Lipid nanoparticles (LNPs) have proven a successful platform for the delivery of nucleic acid (NA)-based therapeutics and vaccines, with the ionizable lipid component playing a key role in modulating potency and tolerability. Here, a library of 16 novel ionizable lipids is screened hypothesizing that short, branched trialkyl hydrophobic domains can improve LNP fusogenicity or endosomal escape, and potency. LNPs formulated with the top-performing trialkyl lipid (Lipid 10) encapsulating transthyretin siRNA elicit significantly greater gene silencing and are better tolerated than those with the benchmark Onpattro lipid DLin-MC3-DMA. Lipid 10 also demonstrates superior liver delivery of mRNA when compared to other literature ionizable lipids, is well tolerated, and successfully repeat-doses in nonhuman primates. In a prime-boost hemagglutinin rodent vaccine model, intramuscular administration of Lipid-10 LNP elicits comparable or better antibody titers to the SM-102 and ALC-0315 lipid compositions used in the U.S. Food and Drug Administration approved mRNA COVID vaccines.
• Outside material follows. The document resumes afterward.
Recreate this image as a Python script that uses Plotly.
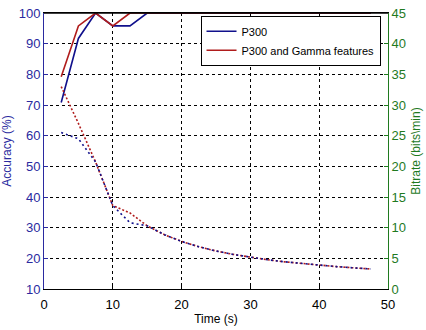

These data suggest that Lipid 10 is a particularly versatile ionizable lipid, well-suited for both systemic therapeutic and intramuscular vaccine applications and able to successfully deliver diverse NA payloads.

Keywords

ionizable lipids; lipid nanoparticles; nanotechnology; nucleic acid; therapeutics; vaccines.